I have an intermittent problem, and I'm not sure where to start trying to troubleshoot it.
In our dev environment, we have two visible IP addresses on load balancers, one to the front-end, and one to a number of back-end service machines. The front-end is configured to take a wildcard DNS name to support generic "portals."
dev.example.com A 10.1.1.1
*.dev.example.com CNAME dev.example.com
The back-end servers are all specific names within the same space:
core.dev.example.com A 10.1.1.2
cms.dev.example.com CNAME core.dev.example.com
search.dev.example.com CNAME core.dev.example.com
Here's the problem. Periodically a developer or a program trying to reach, say, cms.dev.example.com will get a result that points to the front-end, instead of the back-end load balancer:
cms.dev.example.com is an alias to core.dev.example.com
core.dev.example.com is an alias to dev.example.com (WRONG!)
dev.example.com 10.1.1.1
The developers are all on Mac OS X machines, though I've seen the problem occur on an Ubuntu machine as well, using a local cloud host DNS resolver.

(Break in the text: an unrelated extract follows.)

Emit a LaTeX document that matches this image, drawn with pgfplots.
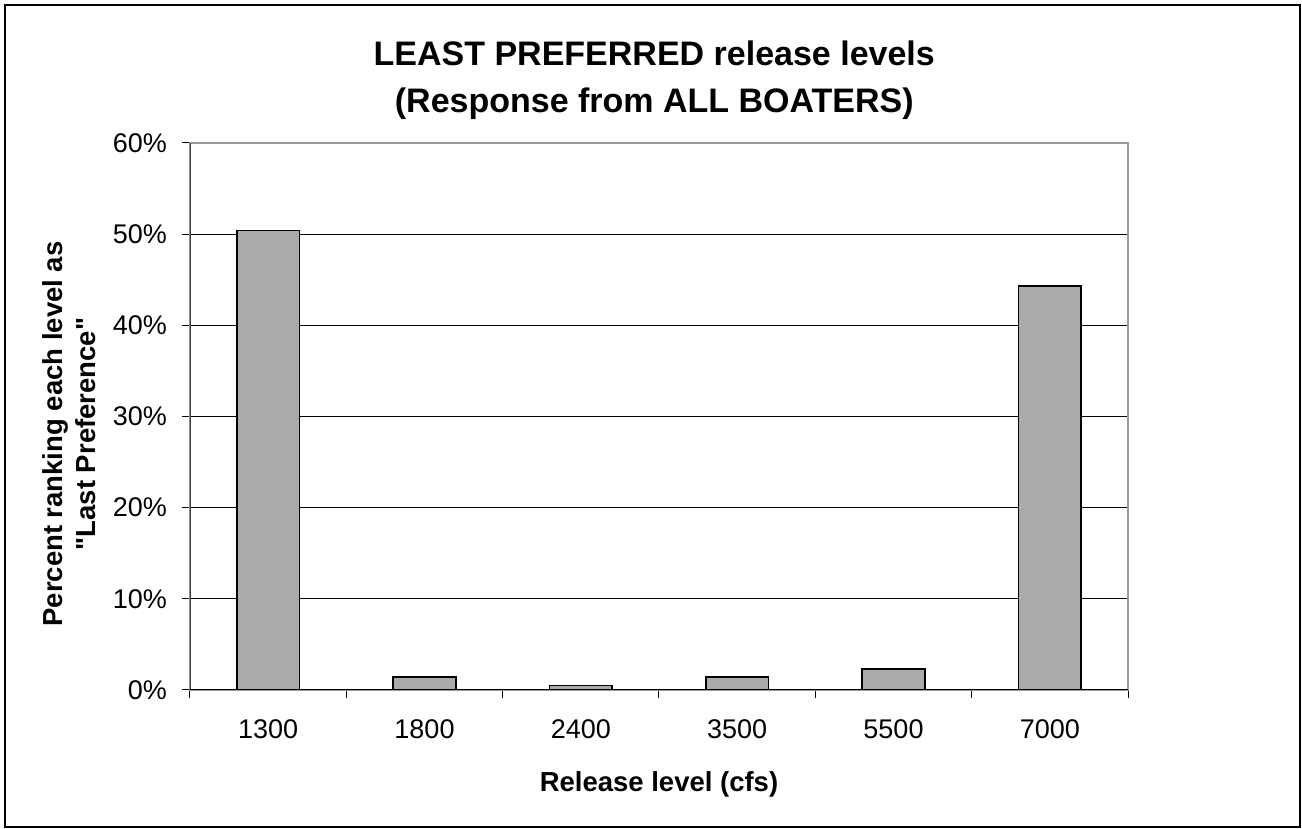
\documentclass[border=0pt]{standalone}
\usepackage{fontspec}
\setmainfont{Liberation Sans}[Ligatures=TeXOff]
\usepackage{pgfplots}
\pgfplotsset{compat=1.18}
\definecolor{barfill}{RGB}{170,170,170}
\begin{document}
\begin{tikzpicture}[x=1pt,y=1pt]
\useasboundingbox (-95pt,-69.5pt) rectangle (556pt,345pt);
\draw[line width=1.2pt] (-92.5pt,-68.5pt) rectangle (555pt,342.5pt);
\begin{axis}[
  at={(0pt,0pt)}, anchor=south west,
  scale only axis, width=469pt, height=273.5pt,
  xmin=-0.5, xmax=5.5, ymin=0, ymax=60,
  axis line style={draw=gray!80, line width=0.6pt},
  ytick={0,10,...,60},
  yticklabel={\pgfmathprintnumber{\tick}\%},
  ytick pos=left,
  tick align=outside,
  major tick length=4pt,
  tick style={black, line width=0.5pt},
  ymajorgrids, grid style={black, line width=0.5pt},
  xtick={-0.5,0.5,...,5.5}, xticklabels={},
  xtick pos=bottom,
  extra x ticks={0,1,2,3,4,5},
  extra x tick labels={1300,1800,2400,3500,5500,7000},
  extra x tick style={major tick length=0pt, grid=none, xticklabel style={yshift=-11.5pt}},
  ticklabel style={font=\fontsize{13.5}{16}\selectfont, black},
  yticklabel style={xshift=-4pt},
  /pgf/number format/assume math mode=true,
  title={LEAST PREFERRED release levels\\(Response from ALL BOATERS)},
  title style={font=\fontsize{17}{23.5}\selectfont\bfseries, align=center, at={(axis description cs:0.495,1)}, anchor=center, yshift=25.5pt},
  xlabel={Release level (cfs)},
  xlabel style={font=\fontsize{13.75}{17}\selectfont\bfseries, at={(axis description cs:0.5,-0.172)}, anchor=center},
  ylabel={Percent ranking each level as\\"Last Preference"},
  ylabel style={font=\fontsize{13.75}{16.5}\selectfont\bfseries, align=center, at={(axis description cs:-0.1285,0.468)}, anchor=center},
  ybar, bar width=0.4,
]
\addplot[fill=barfill, draw=black, line width=0.8pt] coordinates {(0,50.4) (1,1.4) (2,0.5) (3,1.4) (4,2.3) (5,44.3)};
\draw[black!75, line width=0.6pt] (axis cs:-0.5,0) -- (axis cs:-0.5,60);
\draw[black, line width=0.6pt] (axis cs:-0.5,0) -- (axis cs:5.5,0);
\end{axis}
\end{tikzpicture}
\end{document}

Sometimes the developer is using a VPN, which directs the DNS to its own resolver, and sometimes he's on the local net using a DNS resolver assigned by the NAT router.
Sometimes clearing the Mac OS X DNS cache, logging into the VPN, then logging out of the VPN, will make the problem go away.
The origin authoritative server is on zerigo, and a dig directly to their name servers always seems to give the correct answer. The published DNS cache time for these records is 15 minutes, but the problem has been intermittent for about a week.
Any troubleshooting suggestions?
Hmmm....what happens when you replace the wildcard CNAME directive with:
Don't mix CNAMEs with wildcards, especially if one of your CNAMES might match a wildcard name.
It appears that the mix of wildcards, CNAMEs and DNS cacheing can give you inconsistent results under these conditions.
I solved my intermittent resolving problems by eliminating all of the CNAMEs and replacing them with A records. Not very DRY, but no more inconsistent lookups.